Sytuacja w mieście, zdaniem niektórych internautów, wymknęła się spod kontroli. Dlatego zarzucają oni policji brak zdecydowanej reakcji na postępowanie taksówkarzy.
"Dlaczego policja w stosunku do tych panów nie stosuje przepisów Prawa o Ruchu Drogowym?- pyta @Andrzej. I przytacza Art.19 pkt2. "Kierujący pojazdem jest obowiązany: 1. jechać z prędkością nieutrudniającą jazdy innym kierującym".
"Taryfikator przewiduje 50 – 200 i 2 punkty karne. Jeżeli panowie zatrzymują się, to należy pojazdy odholować, a panów, którzy idą i kierują ruchem bez uprawnień zabrać do komendy i tam rozliczyć".

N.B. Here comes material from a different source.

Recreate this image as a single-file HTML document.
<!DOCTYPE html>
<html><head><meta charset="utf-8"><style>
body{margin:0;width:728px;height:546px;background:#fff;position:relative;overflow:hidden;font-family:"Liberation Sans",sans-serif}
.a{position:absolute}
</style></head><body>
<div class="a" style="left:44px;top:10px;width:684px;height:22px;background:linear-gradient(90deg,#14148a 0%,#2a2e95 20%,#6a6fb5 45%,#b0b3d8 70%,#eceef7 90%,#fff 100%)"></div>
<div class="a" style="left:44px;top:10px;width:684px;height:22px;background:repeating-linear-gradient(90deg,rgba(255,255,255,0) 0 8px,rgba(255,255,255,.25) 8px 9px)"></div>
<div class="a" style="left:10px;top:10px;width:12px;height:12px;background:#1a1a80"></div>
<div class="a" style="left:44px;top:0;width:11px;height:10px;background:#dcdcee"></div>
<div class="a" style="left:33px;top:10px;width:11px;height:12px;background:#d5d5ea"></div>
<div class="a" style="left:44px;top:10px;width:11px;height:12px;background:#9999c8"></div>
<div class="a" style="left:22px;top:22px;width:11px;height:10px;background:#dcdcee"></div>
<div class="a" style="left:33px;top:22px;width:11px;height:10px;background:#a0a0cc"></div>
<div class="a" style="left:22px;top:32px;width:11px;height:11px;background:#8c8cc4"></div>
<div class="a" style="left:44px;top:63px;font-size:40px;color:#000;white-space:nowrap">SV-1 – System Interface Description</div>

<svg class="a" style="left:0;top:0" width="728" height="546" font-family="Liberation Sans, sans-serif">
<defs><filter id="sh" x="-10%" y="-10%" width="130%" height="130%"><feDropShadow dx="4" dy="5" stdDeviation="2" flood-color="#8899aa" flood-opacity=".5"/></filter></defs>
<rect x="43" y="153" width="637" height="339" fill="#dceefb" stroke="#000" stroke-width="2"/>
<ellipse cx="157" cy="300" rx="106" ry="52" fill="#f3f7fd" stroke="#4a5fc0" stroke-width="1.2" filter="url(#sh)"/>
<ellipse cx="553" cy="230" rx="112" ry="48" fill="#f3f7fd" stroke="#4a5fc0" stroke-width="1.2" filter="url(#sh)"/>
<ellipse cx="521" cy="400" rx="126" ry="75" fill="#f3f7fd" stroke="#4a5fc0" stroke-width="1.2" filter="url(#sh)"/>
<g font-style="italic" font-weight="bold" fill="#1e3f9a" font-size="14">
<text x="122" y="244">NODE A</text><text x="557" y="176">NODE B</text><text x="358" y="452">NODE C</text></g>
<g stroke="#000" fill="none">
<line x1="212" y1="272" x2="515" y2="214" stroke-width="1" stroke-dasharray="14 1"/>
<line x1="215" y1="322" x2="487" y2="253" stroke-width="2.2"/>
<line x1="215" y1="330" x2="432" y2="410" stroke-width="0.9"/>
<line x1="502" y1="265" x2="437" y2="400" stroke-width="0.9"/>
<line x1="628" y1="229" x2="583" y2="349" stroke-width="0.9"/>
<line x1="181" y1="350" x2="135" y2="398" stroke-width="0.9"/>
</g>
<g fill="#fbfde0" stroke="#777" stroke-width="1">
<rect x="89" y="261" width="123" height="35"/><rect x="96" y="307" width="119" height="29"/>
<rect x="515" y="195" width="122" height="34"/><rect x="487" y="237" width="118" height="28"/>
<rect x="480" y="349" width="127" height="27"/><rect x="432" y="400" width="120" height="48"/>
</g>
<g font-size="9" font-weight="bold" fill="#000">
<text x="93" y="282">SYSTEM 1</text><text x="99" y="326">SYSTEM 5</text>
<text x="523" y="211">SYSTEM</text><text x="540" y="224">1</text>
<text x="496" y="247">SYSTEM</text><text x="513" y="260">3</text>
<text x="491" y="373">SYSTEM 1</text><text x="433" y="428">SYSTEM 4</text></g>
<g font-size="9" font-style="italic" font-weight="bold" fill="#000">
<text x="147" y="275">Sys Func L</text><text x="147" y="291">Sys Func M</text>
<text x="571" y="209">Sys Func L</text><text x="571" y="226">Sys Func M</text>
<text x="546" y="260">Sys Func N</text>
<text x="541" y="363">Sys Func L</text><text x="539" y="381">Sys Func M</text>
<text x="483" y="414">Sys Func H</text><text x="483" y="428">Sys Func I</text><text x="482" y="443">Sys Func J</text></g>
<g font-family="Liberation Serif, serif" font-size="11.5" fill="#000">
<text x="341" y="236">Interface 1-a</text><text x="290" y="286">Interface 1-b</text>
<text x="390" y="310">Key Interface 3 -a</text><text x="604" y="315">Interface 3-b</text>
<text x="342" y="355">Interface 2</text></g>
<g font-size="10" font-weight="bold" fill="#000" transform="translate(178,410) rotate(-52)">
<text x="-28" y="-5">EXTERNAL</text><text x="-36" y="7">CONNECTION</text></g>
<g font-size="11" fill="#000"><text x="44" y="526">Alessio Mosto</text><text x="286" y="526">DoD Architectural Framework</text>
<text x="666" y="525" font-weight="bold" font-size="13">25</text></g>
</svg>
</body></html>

Zdanie @Andrzeja podziela internautka Elżbieta, która pisze- "Policja ma pole do popisu, nie musi karać tylko kierowców, którzy przekraczają dozwoloną prędkość".

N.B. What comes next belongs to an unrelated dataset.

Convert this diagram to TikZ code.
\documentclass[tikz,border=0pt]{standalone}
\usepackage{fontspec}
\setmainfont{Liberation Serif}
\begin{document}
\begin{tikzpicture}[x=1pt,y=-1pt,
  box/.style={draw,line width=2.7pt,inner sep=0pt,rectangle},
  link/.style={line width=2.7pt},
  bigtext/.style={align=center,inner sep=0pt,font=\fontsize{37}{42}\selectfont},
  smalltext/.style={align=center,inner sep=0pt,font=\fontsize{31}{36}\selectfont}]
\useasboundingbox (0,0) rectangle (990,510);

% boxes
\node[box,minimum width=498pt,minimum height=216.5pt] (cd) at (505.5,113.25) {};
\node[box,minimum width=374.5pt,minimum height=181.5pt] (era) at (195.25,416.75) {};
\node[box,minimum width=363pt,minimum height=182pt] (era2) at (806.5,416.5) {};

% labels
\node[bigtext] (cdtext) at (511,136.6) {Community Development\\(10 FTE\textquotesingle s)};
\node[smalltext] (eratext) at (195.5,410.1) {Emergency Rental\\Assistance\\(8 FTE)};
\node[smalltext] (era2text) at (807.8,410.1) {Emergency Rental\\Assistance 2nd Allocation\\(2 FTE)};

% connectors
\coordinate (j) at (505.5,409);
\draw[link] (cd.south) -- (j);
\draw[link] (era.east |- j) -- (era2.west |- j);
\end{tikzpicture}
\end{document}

"Zdaje się, że my, obywatele tego kraju, którzy chcą w normalny sposób funkcjonować, powinniśmy zareagować na dzisiejszy protest, tej " pseudo uprzywilejowanej grupy społecznej / zawodowej". Jeśli się nie mylę, to pośrednio my płacimy tym "Panom" uposażenie za ich pracę, po czym wybrana forma protestu (pomijam, słusznego czy też nie), uderza właśnie w nas"- dodaje @Krystian.
"Taksówkarze protestują przeciwko deregulacji, a kto zaprotestuje przeciwko taksówkarzom? Niestety nadzwyczaj często spotyka się taksówkarzy opryskliwych, "umilających" podróż nieustannym narzekaniem czy też, co gorsza, próbujących oszukiwać swoich pasażerów (i nie mowa tu o "mafii" liczącej 20 zł za kilometr, a o dość powszechnej praktyce "jazdy dłuższą trasą"). Dokładając do tego zachowanie taksówkarzy na drodze, czyli wymuszanie pierwszeństwa, wpychanie się i inne praktyki, będące najwyraźniej wynikiem ich przekonania o byciu panami szos, uważam, że jest na prawdę bezczelnością z ich strony blokowanie całego miasta tylko dlatego, ze ktoś chce wprowadzić na rynku usług taxi większą konkurencyjność- kwituje @Anna.
"Nie" dla deregulacji
Strajk organizuje inicjatywa Porozumienie Taksówkarzy. Taksówkarze nie zgadzają się na zapowiedzianą przez Jarosława Gowina, ministra sprawiedliwości, deregulację zawodu. Zakłada ona między innymi rezygnację z konieczności zdawania egzaminu z topografii miasta.